--- START ---

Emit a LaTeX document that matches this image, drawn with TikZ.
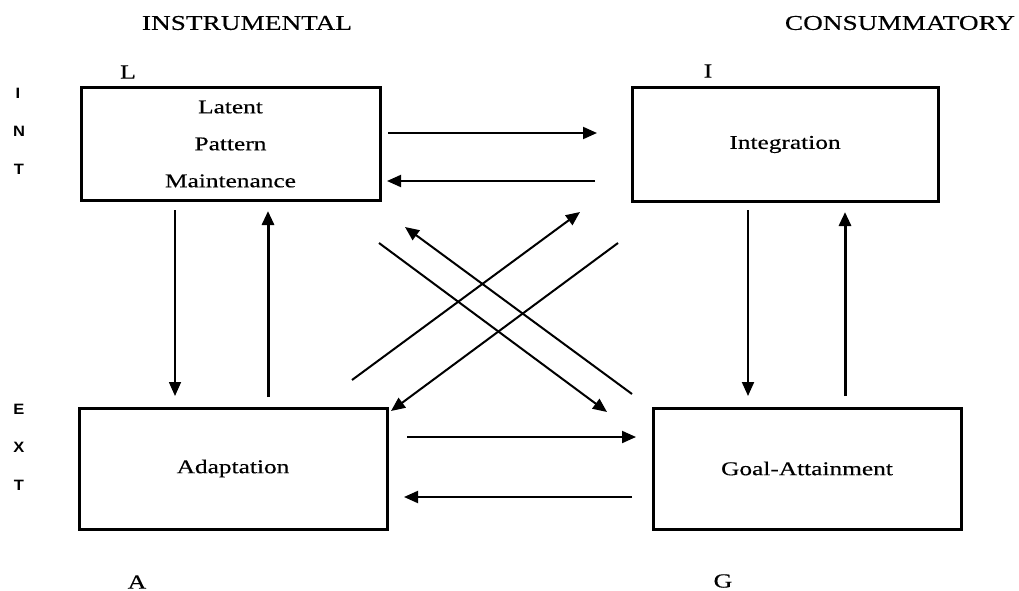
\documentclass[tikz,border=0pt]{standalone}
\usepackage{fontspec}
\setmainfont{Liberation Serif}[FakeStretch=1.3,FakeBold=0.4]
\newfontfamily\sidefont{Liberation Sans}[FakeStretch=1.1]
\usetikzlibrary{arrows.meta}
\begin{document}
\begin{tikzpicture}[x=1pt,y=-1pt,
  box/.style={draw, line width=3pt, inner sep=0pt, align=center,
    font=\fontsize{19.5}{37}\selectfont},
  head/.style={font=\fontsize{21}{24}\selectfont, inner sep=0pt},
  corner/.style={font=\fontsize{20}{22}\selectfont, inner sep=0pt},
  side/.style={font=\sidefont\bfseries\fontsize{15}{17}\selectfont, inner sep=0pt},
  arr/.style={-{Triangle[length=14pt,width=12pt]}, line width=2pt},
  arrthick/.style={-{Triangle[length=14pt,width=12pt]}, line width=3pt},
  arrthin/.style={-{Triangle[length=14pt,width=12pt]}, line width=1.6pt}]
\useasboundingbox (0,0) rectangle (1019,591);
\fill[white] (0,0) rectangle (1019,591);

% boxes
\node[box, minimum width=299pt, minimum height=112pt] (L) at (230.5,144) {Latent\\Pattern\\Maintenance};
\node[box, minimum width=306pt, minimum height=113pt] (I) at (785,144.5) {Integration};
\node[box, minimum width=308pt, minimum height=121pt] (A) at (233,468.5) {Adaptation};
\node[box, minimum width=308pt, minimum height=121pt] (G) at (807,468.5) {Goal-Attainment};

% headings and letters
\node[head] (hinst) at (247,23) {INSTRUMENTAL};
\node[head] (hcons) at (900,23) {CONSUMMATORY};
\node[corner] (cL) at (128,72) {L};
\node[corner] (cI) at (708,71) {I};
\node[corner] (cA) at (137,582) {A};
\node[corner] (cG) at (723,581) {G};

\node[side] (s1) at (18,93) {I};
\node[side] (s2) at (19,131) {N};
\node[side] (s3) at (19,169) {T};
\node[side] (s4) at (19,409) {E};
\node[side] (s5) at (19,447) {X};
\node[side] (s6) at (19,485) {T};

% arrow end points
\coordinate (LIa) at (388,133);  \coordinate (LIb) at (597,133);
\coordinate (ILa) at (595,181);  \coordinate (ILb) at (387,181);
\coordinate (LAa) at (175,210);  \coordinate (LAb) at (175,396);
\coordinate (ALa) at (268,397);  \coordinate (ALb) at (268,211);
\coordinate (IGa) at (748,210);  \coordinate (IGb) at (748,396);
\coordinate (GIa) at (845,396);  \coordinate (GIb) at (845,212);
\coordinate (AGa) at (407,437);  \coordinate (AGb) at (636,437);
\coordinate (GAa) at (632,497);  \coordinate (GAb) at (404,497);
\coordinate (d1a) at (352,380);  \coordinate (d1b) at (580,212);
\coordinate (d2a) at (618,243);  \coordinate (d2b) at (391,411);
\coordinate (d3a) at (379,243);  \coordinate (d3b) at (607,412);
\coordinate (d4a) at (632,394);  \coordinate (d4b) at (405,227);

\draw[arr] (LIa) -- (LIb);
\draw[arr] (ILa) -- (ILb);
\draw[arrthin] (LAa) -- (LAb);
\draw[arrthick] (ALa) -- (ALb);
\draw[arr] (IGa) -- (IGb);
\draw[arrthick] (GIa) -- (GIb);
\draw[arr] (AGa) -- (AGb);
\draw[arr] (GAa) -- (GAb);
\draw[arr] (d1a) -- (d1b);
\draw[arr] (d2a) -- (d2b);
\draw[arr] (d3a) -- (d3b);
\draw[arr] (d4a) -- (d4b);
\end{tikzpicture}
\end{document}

--- END ---

### [Task instructions]
Leave out any pictures and return exactly the lines from the beginning of the data through the line with "(cG) at (723,581)", inclusive.

### [Full response]
Emit a LaTeX document that matches this image, drawn with TikZ.
\documentclass[tikz,border=0pt]{standalone}
\usepackage{fontspec}
\setmainfont{Liberation Serif}[FakeStretch=1.3,FakeBold=0.4]
\newfontfamily\sidefont{Liberation Sans}[FakeStretch=1.1]
\usetikzlibrary{arrows.meta}
\begin{document}
\begin{tikzpicture}[x=1pt,y=-1pt,
  box/.style={draw, line width=3pt, inner sep=0pt, align=center,
    font=\fontsize{19.5}{37}\selectfont},
  head/.style={font=\fontsize{21}{24}\selectfont, inner sep=0pt},
  corner/.style={font=\fontsize{20}{22}\selectfont, inner sep=0pt},
  side/.style={font=\sidefont\bfseries\fontsize{15}{17}\selectfont, inner sep=0pt},
  arr/.style={-{Triangle[length=14pt,width=12pt]}, line width=2pt},
  arrthick/.style={-{Triangle[length=14pt,width=12pt]}, line width=3pt},
  arrthin/.style={-{Triangle[length=14pt,width=12pt]}, line width=1.6pt}]
\useasboundingbox (0,0) rectangle (1019,591);
\fill[white] (0,0) rectangle (1019,591);

% boxes
\node[box, minimum width=299pt, minimum height=112pt] (L) at (230.5,144) {Latent\\Pattern\\Maintenance};
\node[box, minimum width=306pt, minimum height=113pt] (I) at (785,144.5) {Integration};
\node[box, minimum width=308pt, minimum height=121pt] (A) at (233,468.5) {Adaptation};
\node[box, minimum width=308pt, minimum height=121pt] (G) at (807,468.5) {Goal-Attainment};

% headings and letters
\node[head] (hinst) at (247,23) {INSTRUMENTAL};
\node[head] (hcons) at (900,23) {CONSUMMATORY};
\node[corner] (cL) at (128,72) {L};
\node[corner] (cI) at (708,71) {I};
\node[corner] (cA) at (137,582) {A};
\node[corner] (cG) at (723,581) {G};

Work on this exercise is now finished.